Сначала Ева слушала, но вскоре погрузилась в собственные мысли. Впервые она смогла определить разительное отличие себя от своих предков (не считая того факта, что ей удалось вырастить дочь). Она была первой, кто почти правильно понял, что такое любовь.
Дельфина, Клотильда и Лизетт никогда не могли положиться на своих мужчин. Потому что их мужчины никогда не позволяли им быть теми, кем они были, – они подавляли их истинный дух на каждом шагу. Но Шейн делал для Евы все наоборот.
Мама Фэй была готова рассказать еще больше подробностей, но в этот момент зазвонил телефон Евы. Извинившись, Ева поспешила спуститься с крыльца и устроилась на старых шинных качелях, свисавших с толстой шишковатой ветки древней смоковницы.
– Привет, мамочка, – сказала Одри, ее чистый, будто звон колокольчика, голос звучал задорно.
– Милая!

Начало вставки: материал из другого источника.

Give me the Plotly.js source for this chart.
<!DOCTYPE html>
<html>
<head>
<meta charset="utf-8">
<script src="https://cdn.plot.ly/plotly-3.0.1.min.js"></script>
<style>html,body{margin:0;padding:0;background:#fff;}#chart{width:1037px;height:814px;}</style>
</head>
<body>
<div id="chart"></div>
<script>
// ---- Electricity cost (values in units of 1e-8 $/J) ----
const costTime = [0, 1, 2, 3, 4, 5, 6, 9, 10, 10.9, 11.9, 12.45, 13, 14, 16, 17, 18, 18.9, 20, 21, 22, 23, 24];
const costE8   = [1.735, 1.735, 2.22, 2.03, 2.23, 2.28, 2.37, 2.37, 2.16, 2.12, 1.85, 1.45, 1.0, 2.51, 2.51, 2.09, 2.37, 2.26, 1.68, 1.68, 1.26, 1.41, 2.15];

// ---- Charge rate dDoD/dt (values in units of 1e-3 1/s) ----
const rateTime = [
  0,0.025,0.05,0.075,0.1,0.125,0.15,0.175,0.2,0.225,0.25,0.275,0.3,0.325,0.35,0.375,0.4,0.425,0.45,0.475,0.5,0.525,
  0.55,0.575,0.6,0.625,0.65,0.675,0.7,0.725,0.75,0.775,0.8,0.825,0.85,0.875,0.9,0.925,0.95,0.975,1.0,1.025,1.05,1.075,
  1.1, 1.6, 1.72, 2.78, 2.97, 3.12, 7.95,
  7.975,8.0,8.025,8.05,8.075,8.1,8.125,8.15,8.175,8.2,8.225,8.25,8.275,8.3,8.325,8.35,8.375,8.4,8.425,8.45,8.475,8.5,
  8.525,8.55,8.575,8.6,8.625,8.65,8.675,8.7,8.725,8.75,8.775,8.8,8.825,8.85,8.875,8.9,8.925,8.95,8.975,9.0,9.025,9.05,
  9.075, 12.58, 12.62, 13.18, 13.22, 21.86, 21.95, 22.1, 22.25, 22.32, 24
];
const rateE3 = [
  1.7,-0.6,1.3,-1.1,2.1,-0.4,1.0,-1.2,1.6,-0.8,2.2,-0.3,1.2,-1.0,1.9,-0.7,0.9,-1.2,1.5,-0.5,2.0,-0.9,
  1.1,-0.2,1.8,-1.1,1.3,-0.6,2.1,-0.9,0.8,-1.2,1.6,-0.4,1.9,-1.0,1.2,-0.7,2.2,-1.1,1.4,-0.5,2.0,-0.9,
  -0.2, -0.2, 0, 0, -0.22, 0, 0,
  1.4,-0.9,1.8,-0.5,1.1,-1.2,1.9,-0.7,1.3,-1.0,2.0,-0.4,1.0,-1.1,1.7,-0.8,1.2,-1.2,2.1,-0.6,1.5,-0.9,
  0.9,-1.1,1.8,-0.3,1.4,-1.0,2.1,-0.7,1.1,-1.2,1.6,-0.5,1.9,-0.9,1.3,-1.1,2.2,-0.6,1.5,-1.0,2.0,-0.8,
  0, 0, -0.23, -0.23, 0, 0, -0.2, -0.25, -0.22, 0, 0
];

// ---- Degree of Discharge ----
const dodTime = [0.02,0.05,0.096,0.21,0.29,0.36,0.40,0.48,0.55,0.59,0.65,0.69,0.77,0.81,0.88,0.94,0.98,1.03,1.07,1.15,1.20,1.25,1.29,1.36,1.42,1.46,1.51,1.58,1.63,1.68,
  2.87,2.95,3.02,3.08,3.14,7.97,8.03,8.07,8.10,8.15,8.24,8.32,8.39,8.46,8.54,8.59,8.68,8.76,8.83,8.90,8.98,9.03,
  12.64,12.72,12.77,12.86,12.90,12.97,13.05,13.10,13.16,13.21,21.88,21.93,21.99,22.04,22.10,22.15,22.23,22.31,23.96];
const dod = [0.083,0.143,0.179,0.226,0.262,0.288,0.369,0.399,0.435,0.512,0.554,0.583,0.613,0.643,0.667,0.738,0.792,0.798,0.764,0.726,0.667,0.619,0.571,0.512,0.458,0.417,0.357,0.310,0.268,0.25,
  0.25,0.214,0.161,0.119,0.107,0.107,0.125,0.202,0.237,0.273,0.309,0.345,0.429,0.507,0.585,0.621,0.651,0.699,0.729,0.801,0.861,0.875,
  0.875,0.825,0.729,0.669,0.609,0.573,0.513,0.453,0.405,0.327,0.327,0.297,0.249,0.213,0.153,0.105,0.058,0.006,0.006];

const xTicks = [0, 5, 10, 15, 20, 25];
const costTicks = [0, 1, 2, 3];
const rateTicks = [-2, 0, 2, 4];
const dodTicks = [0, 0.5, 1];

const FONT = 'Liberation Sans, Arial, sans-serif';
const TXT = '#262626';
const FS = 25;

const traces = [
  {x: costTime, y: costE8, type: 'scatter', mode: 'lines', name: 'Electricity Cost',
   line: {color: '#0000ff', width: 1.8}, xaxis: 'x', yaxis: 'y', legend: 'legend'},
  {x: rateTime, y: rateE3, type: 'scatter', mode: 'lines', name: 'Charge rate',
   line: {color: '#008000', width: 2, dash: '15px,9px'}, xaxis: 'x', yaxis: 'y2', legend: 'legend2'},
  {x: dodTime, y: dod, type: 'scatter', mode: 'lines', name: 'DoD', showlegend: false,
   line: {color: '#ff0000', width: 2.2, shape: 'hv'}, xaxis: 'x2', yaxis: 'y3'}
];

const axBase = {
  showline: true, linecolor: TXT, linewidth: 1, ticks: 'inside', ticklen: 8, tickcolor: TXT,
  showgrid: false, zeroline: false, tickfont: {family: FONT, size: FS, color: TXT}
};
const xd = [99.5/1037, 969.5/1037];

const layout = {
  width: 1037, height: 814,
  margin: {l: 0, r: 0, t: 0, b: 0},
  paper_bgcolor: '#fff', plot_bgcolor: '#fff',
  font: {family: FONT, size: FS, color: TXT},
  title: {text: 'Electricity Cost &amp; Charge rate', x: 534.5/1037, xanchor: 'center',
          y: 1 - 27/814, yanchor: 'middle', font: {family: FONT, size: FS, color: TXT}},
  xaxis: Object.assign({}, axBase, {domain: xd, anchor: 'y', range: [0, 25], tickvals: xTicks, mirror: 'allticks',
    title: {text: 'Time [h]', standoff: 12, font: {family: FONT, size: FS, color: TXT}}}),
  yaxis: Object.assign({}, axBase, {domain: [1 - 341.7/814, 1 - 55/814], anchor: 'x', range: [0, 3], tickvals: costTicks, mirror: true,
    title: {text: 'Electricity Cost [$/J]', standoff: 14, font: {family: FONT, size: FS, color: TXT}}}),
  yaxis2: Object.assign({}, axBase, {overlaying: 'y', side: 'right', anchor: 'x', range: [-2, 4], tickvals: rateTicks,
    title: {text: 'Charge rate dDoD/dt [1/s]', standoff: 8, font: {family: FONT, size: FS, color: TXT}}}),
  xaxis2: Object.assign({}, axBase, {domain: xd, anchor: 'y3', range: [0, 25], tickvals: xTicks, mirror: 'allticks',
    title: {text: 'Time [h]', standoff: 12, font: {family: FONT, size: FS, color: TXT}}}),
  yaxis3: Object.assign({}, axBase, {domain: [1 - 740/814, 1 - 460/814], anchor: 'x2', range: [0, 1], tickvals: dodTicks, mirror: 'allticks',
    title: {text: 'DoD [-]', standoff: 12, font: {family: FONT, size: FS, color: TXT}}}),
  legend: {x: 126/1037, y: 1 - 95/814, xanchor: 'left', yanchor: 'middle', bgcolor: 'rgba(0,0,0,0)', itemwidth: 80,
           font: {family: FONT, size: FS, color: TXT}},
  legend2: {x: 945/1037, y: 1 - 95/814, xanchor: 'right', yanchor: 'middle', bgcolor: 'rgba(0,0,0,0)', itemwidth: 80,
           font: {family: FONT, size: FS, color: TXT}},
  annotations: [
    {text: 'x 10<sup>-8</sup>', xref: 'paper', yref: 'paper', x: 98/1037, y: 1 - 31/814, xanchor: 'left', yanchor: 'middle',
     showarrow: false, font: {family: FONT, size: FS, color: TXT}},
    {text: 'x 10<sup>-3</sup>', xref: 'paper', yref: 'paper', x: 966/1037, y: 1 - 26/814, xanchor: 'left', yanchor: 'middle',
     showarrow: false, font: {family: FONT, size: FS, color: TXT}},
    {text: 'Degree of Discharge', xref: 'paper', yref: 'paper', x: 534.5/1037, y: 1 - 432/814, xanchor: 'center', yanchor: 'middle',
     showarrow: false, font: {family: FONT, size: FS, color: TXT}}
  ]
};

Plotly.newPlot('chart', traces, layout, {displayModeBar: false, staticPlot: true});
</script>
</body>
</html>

Я так по тебе скучаю, – едва дыша, ответила Ева. Она не разговаривала с Одри уже три дня.
– Я получила твою посылку! С твоим кольцом с камеей, – восторгалась Одри. – Потрясающе! Ты действительно даришь его мне?

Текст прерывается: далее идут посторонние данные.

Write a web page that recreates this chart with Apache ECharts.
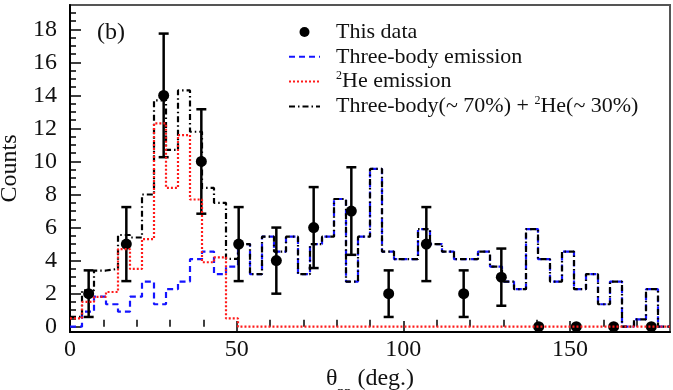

– Да, дарю. Мне кажется, пришло время передать его тебе.
– Почему?
– Долгая история. Расскажу, когда увидимся.
– Хорошо. Мам, знаешь что? У меня срочное дело. – Одри перешла на шепот. Я в торговом центре с моими друзьями из Папафорнии, и тут этот мальчик.
– СТОП.
– Клянусь. Мы вчетвером ели мороженое и разговаривали… и ух, он такой милый, но я не знаю, нравлюсь ли я ему. Я не умею флиртовать.

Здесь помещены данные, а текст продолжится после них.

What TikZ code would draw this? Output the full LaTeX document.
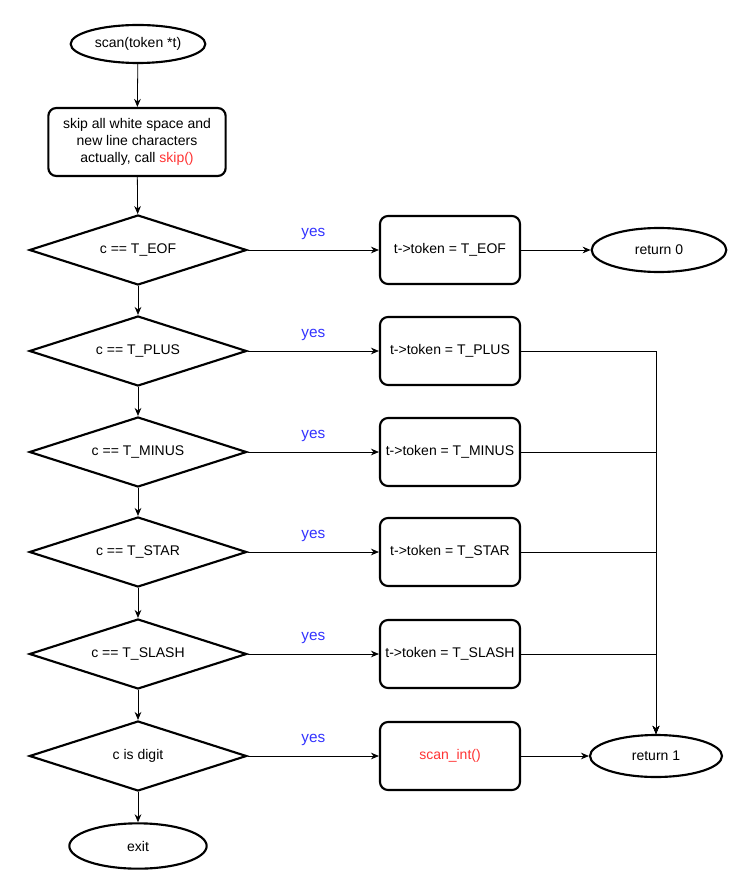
\documentclass[tikz,border=0pt]{standalone}
\usepackage{fontspec}
\setmainfont{Liberation Sans}
\usetikzlibrary{shapes.geometric,arrows.meta}
\definecolor{yesblue}{RGB}{51,51,255}
\definecolor{callred}{RGB}{255,51,51}
\begin{document}
\begin{tikzpicture}[x=0.75pt,y=-0.75pt,
  font=\fontsize{10.5pt}{12.5pt}\selectfont,
  sketch/.style={draw=black,line width=1.6pt,fill=white},
  terminal/.style={sketch,ellipse,inner sep=0pt},
  process/.style={sketch,rectangle,rounded corners=6pt,inner sep=1pt,align=center},
  decision/.style={sketch,diamond,inner sep=0pt,minimum width=163pt,minimum height=52.5pt,aspect=3.1},
  flow/.style={line width=0.6pt,-{Stealth[length=6pt,width=5pt]}},
  yes/.style={midway,above=4pt,text=yesblue,font=\fontsize{11.5pt}{13pt}\selectfont}
]
\useasboundingbox (0,0) rectangle (738,884);

% left column: entry, whitespace skip and the chain of tests
\node[terminal,minimum width=101pt,minimum height=28.5pt] (start) at (138,44) {scan(token *t)};
\node[process,minimum width=133pt,minimum height=51pt] (skip) at (137,142)
  {skip all white space and\\new line characters\\actually, call \textcolor{callred}{skip()}};
\node[decision] (d1) at (138,250) {c == T\_EOF};
\node[decision] (d2) at (138,351) {c == T\_PLUS};
\node[decision] (d3) at (138,452) {c == T\_MINUS};
\node[decision] (d4) at (138,552) {c == T\_STAR};
\node[decision] (d5) at (138,654) {c == T\_SLASH};
\node[decision] (d6) at (138,756) {c is digit};
\node[terminal,minimum width=103pt,minimum height=34pt] (exit) at (138,846) {exit};

% middle column: actions taken on a match
\node[process,minimum width=105pt,minimum height=51pt] (a1) at (450,250) {t->token = T\_EOF};
\node[process,minimum width=105pt,minimum height=51pt] (a2) at (450,351) {t->token = T\_PLUS};
\node[process,minimum width=105pt,minimum height=51pt] (a3) at (450,452) {t->token = T\_MINUS};
\node[process,minimum width=105pt,minimum height=51pt] (a4) at (450,552) {t->token = T\_STAR};
\node[process,minimum width=105pt,minimum height=51pt] (a5) at (450,654) {t->token = T\_SLASH};
\node[process,minimum width=105pt,minimum height=51pt,text=callred] (a6) at (450,756) {scan\_int()};

% right column: return values
\node[terminal,minimum width=101pt,minimum height=33pt] (ret0) at (659,250) {return 0};
\node[terminal,minimum width=99pt,minimum height=31.5pt] (ret1) at (656,756) {return 1};

% main chain
\draw[flow] (start) -- (skip);
\draw[flow] (skip) -- (d1);
\draw[flow] (d1) -- (d2);
\draw[flow] (d2) -- (d3);
\draw[flow] (d3) -- (d4);
\draw[flow] (d4) -- (d5);
\draw[flow] (d5) -- (d6);
\draw[flow] (d6) -- (exit);

% yes branches
\draw[flow] (d1) -- node[yes] {yes} (a1);
\draw[flow] (d2) -- node[yes] {yes} (a2);
\draw[flow] (d3) -- node[yes] {yes} (a3);
\draw[flow] (d4) -- node[yes] {yes} (a4);
\draw[flow] (d5) -- node[yes] {yes} (a5);
\draw[flow] (d6) -- node[yes] {yes} (a6);

% results
\draw[flow] (a1) -- (ret0);
\draw[flow] (a2.east) -| (ret1.north);
\draw[flow] (a3.east) -| (ret1.north);
\draw[flow] (a4.east) -| (ret1.north);
\draw[flow] (a5.east) -| (ret1.north);
\draw[flow] (a6) -- (ret1);
\end{tikzpicture}
\end{document}
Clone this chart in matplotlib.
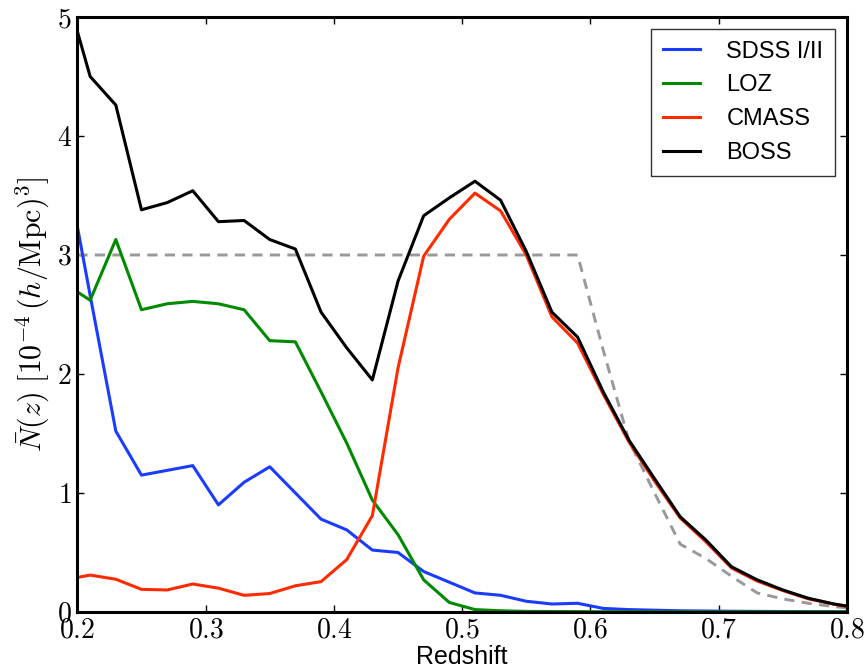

Флирт! Как Ева собиралась пережить следующие пять лет?
– Ну, – начала она спокойно, – что ты делала?
– Последний час? Игнорировала его. Я даже не могу на него смотреть. Это тяжело; лучше бы мы опять были просто друзьями.
– Но… разве вы сейчас не друзья?
– БОЖЕ, МАМА, ТЫ НИЧЕГО НЕ ПОНИМАЕШЬ.
– Милая, не повышай голос на людях. – Ева взглянула на крыльцо и увидела, что Мама Фэй спит и ее серебристые волосы блестят в лучах яркого солнца.
– Как мистер Холл, мамочка?
– Я уверена, что он в порядке. Но я хочу услышать побольше об этом мальчике.
Не обращая внимания на просьбу, Одри спросила:
– Тебе не кажется странным, что он будет преподавать в моей школе? Типа, у вас все нормально?
– Мы взрослые люди, Одри. Все в порядке. Мы друзья.
– Да, он так и сказал. Когда будешь с ним разговаривать, передай ему, что у моей мачехи, Афины, был дермоид. Когда врачи удалили кисту, в ней был ноготь.
– О чем, черт возьми, ты говоришь?
– Просто расскажи ему. Люблю тебя, пока!
И тогда это случилось. Пытаясь встать, Ева запуталась в веревке, свисающей с качелей. Она споткнулась, упала, и с дерева сорвалась старая ветка, упав на нее сверху. Зазубренный конец ударил Еву в нескольких дюймах от ее яремной вены. Она вполне могла умереть.
Конечно, Ева уже дважды чуть было не умерла. В тот раз, в доме на Висконсин-авеню. Затем с фаллоимитатором в руках. И вот это случилось снова.
Ева верила в приметы. Она знала, что ее ждет нечто драматическое. Она просто не знала, что именно.
Когда она наконец выпуталась из веревок и отошла от качелей, отряхиваясь и ругаясь про себя, она увидела, что Мама Фэй проснулась.
Старуха негромко рассмеялась – звонким, щекочущим смехом.
– Женщины Мерсье. Вы все в этом запутываетесь, верно?